§ **What is needed**: The data below should be printed in full, exactly, and without any of its images.

--- START Data excerpt ---

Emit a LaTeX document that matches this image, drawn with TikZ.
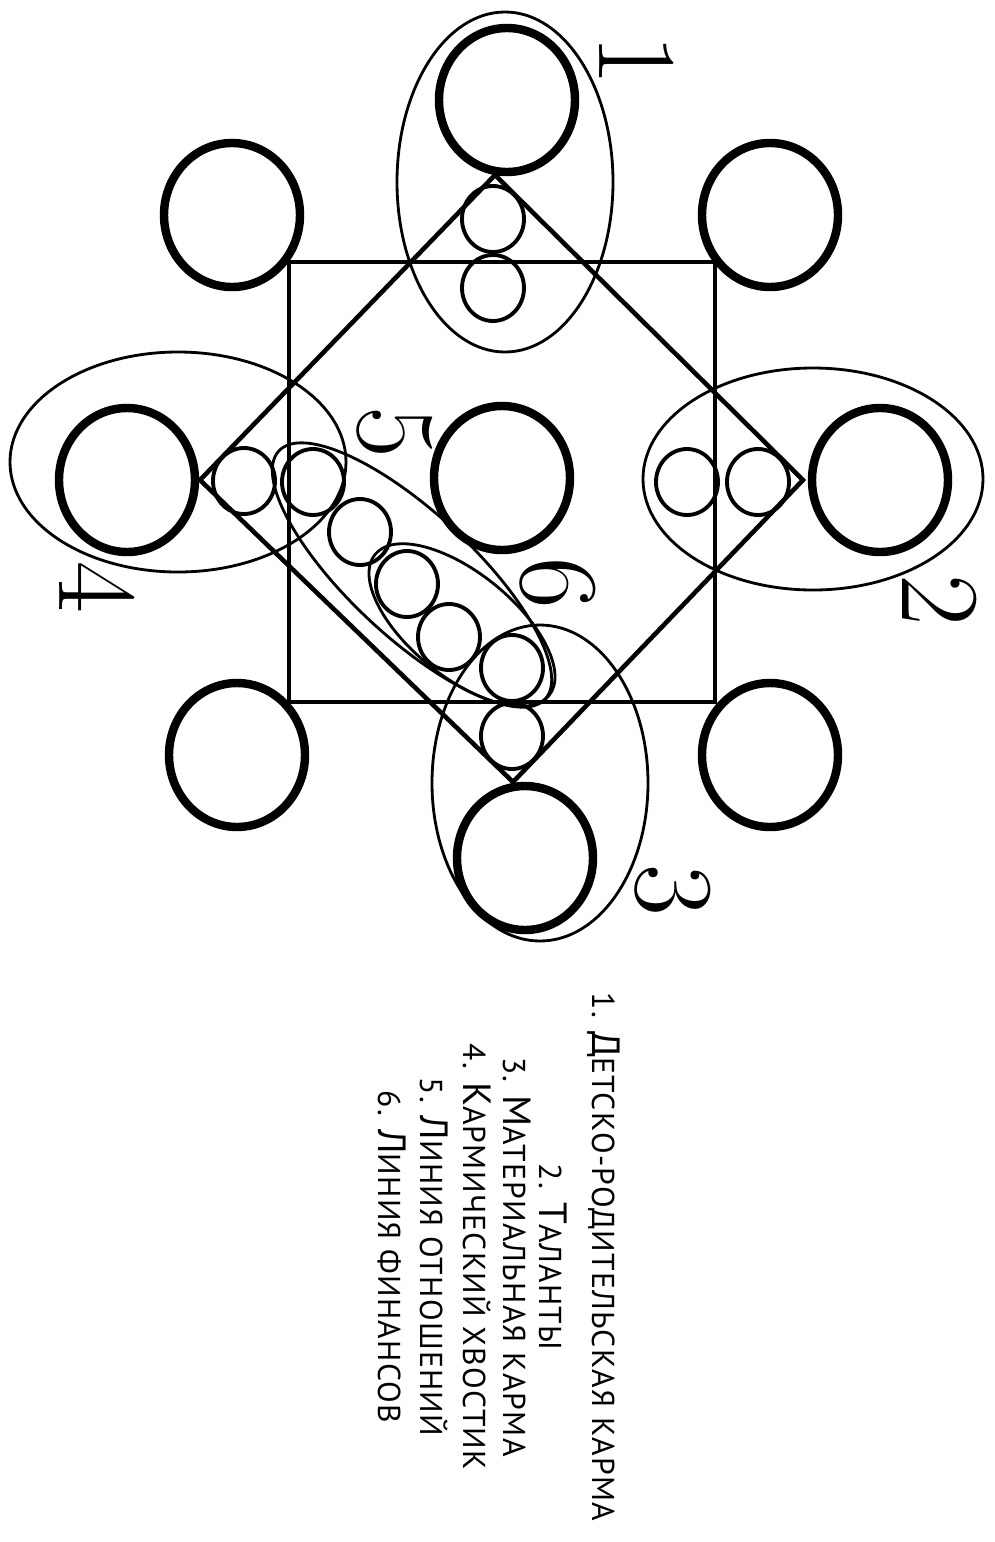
\documentclass[tikz,border=0pt]{standalone}
\usepackage{fontspec}
\usepackage{tikz}
\newfontfamily\legendfont[LetterSpace=4,Numbers=Lining]{PT Sans}
\newcommand{\capletter}[1]{{\fontsize{11.2}{11.2}\selectfont #1}}

\begin{document}
\begin{tikzpicture}[x=0.01cm,y=-0.01cm,
  ring/.style={line width=2.4pt},
  cell/.style={line width=1.1pt},
  frame/.style={line width=1.3pt},
  zone/.style={line width=0.8pt},
  num/.style={rotate=-90,inner sep=0pt,font=\fontsize{32}{32}\selectfont},
  legend/.style={rotate=-90,anchor=base,inner sep=0pt,font=\legendfont\fontsize{9}{9}\selectfont}]
\useasboundingbox (0,0) rectangle (995,1542);
\newcommand{\bigring}[2]{\draw[ring] (#1,#2) ellipse [x radius=68, y radius=72];}
\newcommand{\cellring}[2]{\draw[cell] (#1,#2) ellipse [x radius=31, y radius=33];}
% square and diamond
\draw[frame] (289,262) rectangle (715,702);
\draw[frame] (495,175) -- (803,480) -- (513,782) -- (200,480) -- cycle;
% big rings
\bigring{507}{100} \bigring{127}{480} \bigring{502}{478} \bigring{880}{480} \bigring{525}{858}
\bigring{232}{215} \bigring{770}{215} \bigring{237}{755} \bigring{770}{755}
% small rings
\cellring{493}{219} \cellring{493}{288}
\cellring{687}{482} \cellring{758}{482}
\cellring{512}{668} \cellring{512}{736}
\cellring{244}{481} \cellring{313}{482}
\cellring{360}{532} \cellring{407}{584} \cellring{449}{637}
% zones
\draw[zone] (505,182) ellipse [x radius=108, y radius=170];
\draw[zone] (813,479) ellipse [x radius=170, y radius=111];
\draw[zone] (540,783) ellipse [x radius=108, y radius=158];
\draw[zone] (178,462) ellipse [x radius=168, y radius=110];
\draw[zone,rotate around={-43:(412,575)}] (412,575) ellipse [x radius=182, y radius=62];
\draw[zone,rotate around={-39:(462,625)}] (462,625) ellipse [x radius=112, y radius=52];
% numbers
\node[num] (n1) at (637,60) {1};
\node[num] (n2) at (940,600) {2};
\node[num] (n3) at (673,890) {3};
\node[num] (n4) at (97,587) {4};
\node[num] (n5) at (395,432) {5};
\node[num] (n6) at (558,583) {6};
% legend
\node[legend] (l1) at (592,1257) {1. \capletter{Д}ЕТСКО-РОДИТЕЛЬСКАЯ КАРМА};
\node[legend] (l2) at (539,1257) {2. \capletter{Т}АЛАНТЫ};
\node[legend] (l3) at (503,1257) {3. \capletter{М}АТЕРИАЛЬНАЯ КАРМА};
\node[legend] (l4) at (463,1257) {4. \capletter{К}АРМИЧЕСКИЙ ХВОСТИК};
\node[legend] (l5) at (420,1257) {5. \capletter{Л}ИНИЯ ОТНОШЕНИЙ};
\node[legend] (l6) at (378,1257) {6. \capletter{Л}ИНИЯ ФИНАНСОВ};
\end{tikzpicture}
\end{document}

--- END Data excerpt ---

§ **Complete answer**:
Emit a LaTeX document that matches this image, drawn with TikZ.
\documentclass[tikz,border=0pt]{standalone}
\usepackage{fontspec}
\usepackage{tikz}
\newfontfamily\legendfont[LetterSpace=4,Numbers=Lining]{PT Sans}
\newcommand{\capletter}[1]{{\fontsize{11.2}{11.2}\selectfont #1}}

\begin{document}
\begin{tikzpicture}[x=0.01cm,y=-0.01cm,
  ring/.style={line width=2.4pt},
  cell/.style={line width=1.1pt},
  frame/.style={line width=1.3pt},
  zone/.style={line width=0.8pt},
  num/.style={rotate=-90,inner sep=0pt,font=\fontsize{32}{32}\selectfont},
  legend/.style={rotate=-90,anchor=base,inner sep=0pt,font=\legendfont\fontsize{9}{9}\selectfont}]
\useasboundingbox (0,0) rectangle (995,1542);
\newcommand{\bigring}[2]{\draw[ring] (#1,#2) ellipse [x radius=68, y radius=72];}
\newcommand{\cellring}[2]{\draw[cell] (#1,#2) ellipse [x radius=31, y radius=33];}
% square and diamond
\draw[frame] (289,262) rectangle (715,702);
\draw[frame] (495,175) -- (803,480) -- (513,782) -- (200,480) -- cycle;
% big rings
\bigring{507}{100} \bigring{127}{480} \bigring{502}{478} \bigring{880}{480} \bigring{525}{858}
\bigring{232}{215} \bigring{770}{215} \bigring{237}{755} \bigring{770}{755}
% small rings
\cellring{493}{219} \cellring{493}{288}
\cellring{687}{482} \cellring{758}{482}
\cellring{512}{668} \cellring{512}{736}
\cellring{244}{481} \cellring{313}{482}
\cellring{360}{532} \cellring{407}{584} \cellring{449}{637}
% zones
\draw[zone] (505,182) ellipse [x radius=108, y radius=170];
\draw[zone] (813,479) ellipse [x radius=170, y radius=111];
\draw[zone] (540,783) ellipse [x radius=108, y radius=158];
\draw[zone] (178,462) ellipse [x radius=168, y radius=110];
\draw[zone,rotate around={-43:(412,575)}] (412,575) ellipse [x radius=182, y radius=62];
\draw[zone,rotate around={-39:(462,625)}] (462,625) ellipse [x radius=112, y radius=52];
% numbers
\node[num] (n1) at (637,60) {1};
\node[num] (n2) at (940,600) {2};
\node[num] (n3) at (673,890) {3};
\node[num] (n4) at (97,587) {4};
\node[num] (n5) at (395,432) {5};
\node[num] (n6) at (558,583) {6};
% legend
\node[legend] (l1) at (592,1257) {1. \capletter{Д}ЕТСКО-РОДИТЕЛЬСКАЯ КАРМА};
\node[legend] (l2) at (539,1257) {2. \capletter{Т}АЛАНТЫ};
\node[legend] (l3) at (503,1257) {3. \capletter{М}АТЕРИАЛЬНАЯ КАРМА};
\node[legend] (l4) at (463,1257) {4. \capletter{К}АРМИЧЕСКИЙ ХВОСТИК};
\node[legend] (l5) at (420,1257) {5. \capletter{Л}ИНИЯ ОТНОШЕНИЙ};
\node[legend] (l6) at (378,1257) {6. \capletter{Л}ИНИЯ ФИНАНСОВ};
\end{tikzpicture}
\end{document}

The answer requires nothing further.